### GOAL
Give every line of the data again, unchanged, but with no pictures.

* * * * * * *

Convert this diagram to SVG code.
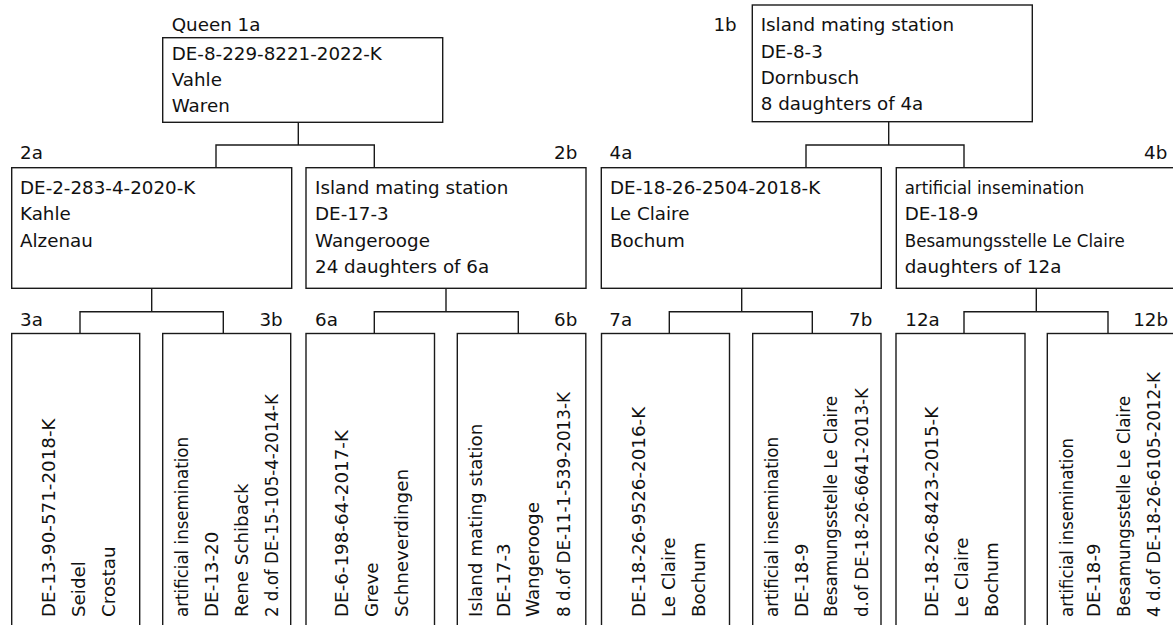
<svg xmlns="http://www.w3.org/2000/svg" width="1173" height="625" viewBox="0 0 1173 625">
<style>
  .box { fill: #ffffff; stroke: #1a1a1a; stroke-width: 1.4; }
  .con { fill: none; stroke: #1a1a1a; stroke-width: 1.4; }
  text { font-family: "DejaVu Sans", "Liberation Sans", sans-serif; font-size: 18.3px; fill: #111111; }
  .end { text-anchor: end; }
</style>
<rect width="1173" height="625" fill="#ffffff"/>

<g id="connectors">
  <path class="con" d="M298.3,122.3 V145 M216,167.7 V145 H374.3 V167.7"/>
  <path class="con" d="M151.7,288.3 V311.7 M80,333.5 V311.7 H223.3 V333.5"/>
  <path class="con" d="M446,288.3 V311.7 M374.3,333.5 V311.7 H518.3 V333.5"/>
  <path class="con" d="M888.7,121.7 V145 M806,167.7 V145 H964 V167.7"/>
  <path class="con" d="M741.7,288.3 V311.7 M669.3,333.5 V311.7 H812.3 V333.5"/>
  <path class="con" d="M1036.3,288.3 V311.7 M964,333.5 V311.7 H1108 V333.5"/>
</g>

<g id="node-1a">
  <text x="171.7" y="31">Queen 1a</text>
  <rect class="box" x="162.7" y="37.7" width="280" height="84.6"/>
  <text x="171.7" y="60">DE-8-229-8221-2022-K</text>
  <text x="171.7" y="85.8">Vahle</text>
  <text x="171.7" y="111.6">Waren</text>
</g>

<g id="node-1b">
  <text x="736.7" y="31.3" class="end">1b</text>
  <rect class="box" x="752.3" y="5" width="280" height="116.7"/>
  <text x="760.7" y="31.3">Island mating station</text>
  <text x="760.7" y="57.6">DE-8-3</text>
  <text x="760.7" y="83.9">Dornbusch</text>
  <text x="760.7" y="110.2">8 daughters of 4a</text>
</g>

<g id="node-2a">
  <text x="20" y="159.3">2a</text>
  <rect class="box" x="11.7" y="167.7" width="280" height="120.6"/>
  <text x="20" y="194">DE-2-283-4-2020-K</text>
  <text x="20" y="220.3">Kahle</text>
  <text x="20" y="246.6">Alzenau</text>
</g>

<g id="node-2b">
  <text x="577.3" y="159.3" class="end">2b</text>
  <rect class="box" x="306" y="167.7" width="280" height="120.6"/>
  <text x="315" y="194">Island mating station</text>
  <text x="315" y="220.3">DE-17-3</text>
  <text x="315" y="246.6">Wangerooge</text>
  <text x="315" y="272.9">24 daughters of 6a</text>
</g>

<g id="node-4a">
  <text x="609.5" y="159.3">4a</text>
  <rect class="box" x="601.3" y="167.7" width="280" height="120.6"/>
  <text x="610" y="194">DE-18-26-2504-2018-K</text>
  <text x="610" y="220.3">Le Claire</text>
  <text x="610" y="246.6">Bochum</text>
</g>

<g id="node-4b">
  <text x="1167.3" y="159.3" class="end">4b</text>
  <rect class="box" x="896.3" y="167.7" width="280" height="120.6"/>
  <text x="904.7" y="194" textLength="179.5" lengthAdjust="spacingAndGlyphs">artificial insemination</text>
  <text x="904.7" y="220.3">DE-18-9</text>
  <text x="904.7" y="246.6" textLength="220" lengthAdjust="spacingAndGlyphs">Besamungsstelle Le Claire</text>
  <text x="904.7" y="272.9">daughters of 12a</text>
</g>

<g id="node-3a">
  <text x="20" y="325.8">3a</text>
  <rect class="box" x="11.7" y="333.5" width="128" height="310"/>
  <text transform="translate(54.5,617) rotate(-90)">DE-13-90-571-2018-K</text>
  <text transform="translate(84.5,617) rotate(-90)">Seidel</text>
  <text transform="translate(114.5,617) rotate(-90)">Crostau</text>
</g>

<g id="node-3b">
  <text x="282.7" y="325.8" class="end">3b</text>
  <rect class="box" x="162.7" y="333.5" width="128" height="310"/>
  <text transform="translate(188.2,617) rotate(-90)" textLength="180" lengthAdjust="spacingAndGlyphs">artificial insemination</text>
  <text transform="translate(218.2,617) rotate(-90)">DE-13-20</text>
  <text transform="translate(247.7,617) rotate(-90)">Rene Schiback</text>
  <text transform="translate(278.2,617) rotate(-90)" textLength="223" lengthAdjust="spacingAndGlyphs">2 d.of DE-15-105-4-2014-K</text>
</g>

<g id="node-6a">
  <text x="315" y="325.8">6a</text>
  <rect class="box" x="306" y="333.5" width="128.5" height="310"/>
  <text transform="translate(348.3,617) rotate(-90)">DE-6-198-64-2017-K</text>
  <text transform="translate(378.3,617) rotate(-90)">Greve</text>
  <text transform="translate(408.3,617) rotate(-90)">Schneverdingen</text>
</g>

<g id="node-6b">
  <text x="577.3" y="325.8" class="end">6b</text>
  <rect class="box" x="457.3" y="333.5" width="128.5" height="310"/>
  <text transform="translate(481.5,617) rotate(-90)">Island mating station</text>
  <text transform="translate(510,617) rotate(-90)">DE-17-3</text>
  <text transform="translate(539.2,617) rotate(-90)">Wangerooge</text>
  <text transform="translate(569.8,617) rotate(-90)" textLength="225" lengthAdjust="spacingAndGlyphs">8 d.of DE-11-1-539-2013-K</text>
</g>

<g id="node-7a">
  <text x="609.3" y="325.8">7a</text>
  <rect class="box" x="601.5" y="333.5" width="128" height="310"/>
  <text transform="translate(644.8,617) rotate(-90)">DE-18-26-9526-2016-K</text>
  <text transform="translate(674.8,617) rotate(-90)">Le Claire</text>
  <text transform="translate(704.8,617) rotate(-90)">Bochum</text>
</g>

<g id="node-7b">
  <text x="872.3" y="325.8" class="end">7b</text>
  <rect class="box" x="752.7" y="333.5" width="128.3" height="310"/>
  <text transform="translate(778.2,617) rotate(-90)" textLength="180" lengthAdjust="spacingAndGlyphs">artificial insemination</text>
  <text transform="translate(808.2,617) rotate(-90)">DE-18-9</text>
  <text transform="translate(837.2,617) rotate(-90)" textLength="221" lengthAdjust="spacingAndGlyphs">Besamungsstelle Le Claire</text>
  <text transform="translate(868.2,617) rotate(-90)" textLength="229" lengthAdjust="spacingAndGlyphs">d.of DE-18-26-6641-2013-K</text>
</g>

<g id="node-12a">
  <text x="905.3" y="325.8">12a</text>
  <rect class="box" x="896" y="333.5" width="129" height="310"/>
  <text transform="translate(938.2,617) rotate(-90)">DE-18-26-8423-2015-K</text>
  <text transform="translate(968.2,617) rotate(-90)">Le Claire</text>
  <text transform="translate(998.2,617) rotate(-90)">Bochum</text>
</g>

<g id="node-12b">
  <text x="1168" y="325.8" class="end">12b</text>
  <rect class="box" x="1047.3" y="333.5" width="129" height="310"/>
  <text transform="translate(1073.2,617) rotate(-90)" textLength="179" lengthAdjust="spacingAndGlyphs">artificial insemination</text>
  <text transform="translate(1099.8,617) rotate(-90)">DE-18-9</text>
  <text transform="translate(1129.8,617) rotate(-90)" textLength="221" lengthAdjust="spacingAndGlyphs">Besamungsstelle Le Claire</text>
  <text transform="translate(1159.8,617) rotate(-90)" textLength="245" lengthAdjust="spacingAndGlyphs">4 d.of DE-18-26-6105-2012-K</text>
</g>
</svg>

* * * * * * *

### RESULT FOR THIS EXERCISE
Convert this diagram to SVG code.
<svg xmlns="http://www.w3.org/2000/svg" width="1173" height="625" viewBox="0 0 1173 625">
<style>
  .box { fill: #ffffff; stroke: #1a1a1a; stroke-width: 1.4; }
  .con { fill: none; stroke: #1a1a1a; stroke-width: 1.4; }
  text { font-family: "DejaVu Sans", "Liberation Sans", sans-serif; font-size: 18.3px; fill: #111111; }
  .end { text-anchor: end; }
</style>
<rect width="1173" height="625" fill="#ffffff"/>

<g id="connectors">
  <path class="con" d="M298.3,122.3 V145 M216,167.7 V145 H374.3 V167.7"/>
  <path class="con" d="M151.7,288.3 V311.7 M80,333.5 V311.7 H223.3 V333.5"/>
  <path class="con" d="M446,288.3 V311.7 M374.3,333.5 V311.7 H518.3 V333.5"/>
  <path class="con" d="M888.7,121.7 V145 M806,167.7 V145 H964 V167.7"/>
  <path class="con" d="M741.7,288.3 V311.7 M669.3,333.5 V311.7 H812.3 V333.5"/>
  <path class="con" d="M1036.3,288.3 V311.7 M964,333.5 V311.7 H1108 V333.5"/>
</g>

<g id="node-1a">
  <text x="171.7" y="31">Queen 1a</text>
  <rect class="box" x="162.7" y="37.7" width="280" height="84.6"/>
  <text x="171.7" y="60">DE-8-229-8221-2022-K</text>
  <text x="171.7" y="85.8">Vahle</text>
  <text x="171.7" y="111.6">Waren</text>
</g>

<g id="node-1b">
  <text x="736.7" y="31.3" class="end">1b</text>
  <rect class="box" x="752.3" y="5" width="280" height="116.7"/>
  <text x="760.7" y="31.3">Island mating station</text>
  <text x="760.7" y="57.6">DE-8-3</text>
  <text x="760.7" y="83.9">Dornbusch</text>
  <text x="760.7" y="110.2">8 daughters of 4a</text>
</g>

<g id="node-2a">
  <text x="20" y="159.3">2a</text>
  <rect class="box" x="11.7" y="167.7" width="280" height="120.6"/>
  <text x="20" y="194">DE-2-283-4-2020-K</text>
  <text x="20" y="220.3">Kahle</text>
  <text x="20" y="246.6">Alzenau</text>
</g>

<g id="node-2b">
  <text x="577.3" y="159.3" class="end">2b</text>
  <rect class="box" x="306" y="167.7" width="280" height="120.6"/>
  <text x="315" y="194">Island mating station</text>
  <text x="315" y="220.3">DE-17-3</text>
  <text x="315" y="246.6">Wangerooge</text>
  <text x="315" y="272.9">24 daughters of 6a</text>
</g>

<g id="node-4a">
  <text x="609.5" y="159.3">4a</text>
  <rect class="box" x="601.3" y="167.7" width="280" height="120.6"/>
  <text x="610" y="194">DE-18-26-2504-2018-K</text>
  <text x="610" y="220.3">Le Claire</text>
  <text x="610" y="246.6">Bochum</text>
</g>

<g id="node-4b">
  <text x="1167.3" y="159.3" class="end">4b</text>
  <rect class="box" x="896.3" y="167.7" width="280" height="120.6"/>
  <text x="904.7" y="194" textLength="179.5" lengthAdjust="spacingAndGlyphs">artificial insemination</text>
  <text x="904.7" y="220.3">DE-18-9</text>
  <text x="904.7" y="246.6" textLength="220" lengthAdjust="spacingAndGlyphs">Besamungsstelle Le Claire</text>
  <text x="904.7" y="272.9">daughters of 12a</text>
</g>

<g id="node-3a">
  <text x="20" y="325.8">3a</text>
  <rect class="box" x="11.7" y="333.5" width="128" height="310"/>
  <text transform="translate(54.5,617) rotate(-90)">DE-13-90-571-2018-K</text>
  <text transform="translate(84.5,617) rotate(-90)">Seidel</text>
  <text transform="translate(114.5,617) rotate(-90)">Crostau</text>
</g>

<g id="node-3b">
  <text x="282.7" y="325.8" class="end">3b</text>
  <rect class="box" x="162.7" y="333.5" width="128" height="310"/>
  <text transform="translate(188.2,617) rotate(-90)" textLength="180" lengthAdjust="spacingAndGlyphs">artificial insemination</text>
  <text transform="translate(218.2,617) rotate(-90)">DE-13-20</text>
  <text transform="translate(247.7,617) rotate(-90)">Rene Schiback</text>
  <text transform="translate(278.2,617) rotate(-90)" textLength="223" lengthAdjust="spacingAndGlyphs">2 d.of DE-15-105-4-2014-K</text>
</g>

<g id="node-6a">
  <text x="315" y="325.8">6a</text>
  <rect class="box" x="306" y="333.5" width="128.5" height="310"/>
  <text transform="translate(348.3,617) rotate(-90)">DE-6-198-64-2017-K</text>
  <text transform="translate(378.3,617) rotate(-90)">Greve</text>
  <text transform="translate(408.3,617) rotate(-90)">Schneverdingen</text>
</g>

<g id="node-6b">
  <text x="577.3" y="325.8" class="end">6b</text>
  <rect class="box" x="457.3" y="333.5" width="128.5" height="310"/>
  <text transform="translate(481.5,617) rotate(-90)">Island mating station</text>
  <text transform="translate(510,617) rotate(-90)">DE-17-3</text>
  <text transform="translate(539.2,617) rotate(-90)">Wangerooge</text>
  <text transform="translate(569.8,617) rotate(-90)" textLength="225" lengthAdjust="spacingAndGlyphs">8 d.of DE-11-1-539-2013-K</text>
</g>

<g id="node-7a">
  <text x="609.3" y="325.8">7a</text>
  <rect class="box" x="601.5" y="333.5" width="128" height="310"/>
  <text transform="translate(644.8,617) rotate(-90)">DE-18-26-9526-2016-K</text>
  <text transform="translate(674.8,617) rotate(-90)">Le Claire</text>
  <text transform="translate(704.8,617) rotate(-90)">Bochum</text>
</g>

<g id="node-7b">
  <text x="872.3" y="325.8" class="end">7b</text>
  <rect class="box" x="752.7" y="333.5" width="128.3" height="310"/>
  <text transform="translate(778.2,617) rotate(-90)" textLength="180" lengthAdjust="spacingAndGlyphs">artificial insemination</text>
  <text transform="translate(808.2,617) rotate(-90)">DE-18-9</text>
  <text transform="translate(837.2,617) rotate(-90)" textLength="221" lengthAdjust="spacingAndGlyphs">Besamungsstelle Le Claire</text>
  <text transform="translate(868.2,617) rotate(-90)" textLength="229" lengthAdjust="spacingAndGlyphs">d.of DE-18-26-6641-2013-K</text>
</g>

<g id="node-12a">
  <text x="905.3" y="325.8">12a</text>
  <rect class="box" x="896" y="333.5" width="129" height="310"/>
  <text transform="translate(938.2,617) rotate(-90)">DE-18-26-8423-2015-K</text>
  <text transform="translate(968.2,617) rotate(-90)">Le Claire</text>
  <text transform="translate(998.2,617) rotate(-90)">Bochum</text>
</g>

<g id="node-12b">
  <text x="1168" y="325.8" class="end">12b</text>
  <rect class="box" x="1047.3" y="333.5" width="129" height="310"/>
  <text transform="translate(1073.2,617) rotate(-90)" textLength="179" lengthAdjust="spacingAndGlyphs">artificial insemination</text>
  <text transform="translate(1099.8,617) rotate(-90)">DE-18-9</text>
  <text transform="translate(1129.8,617) rotate(-90)" textLength="221" lengthAdjust="spacingAndGlyphs">Besamungsstelle Le Claire</text>
  <text transform="translate(1159.8,617) rotate(-90)" textLength="245" lengthAdjust="spacingAndGlyphs">4 d.of DE-18-26-6105-2012-K</text>
</g>
</svg>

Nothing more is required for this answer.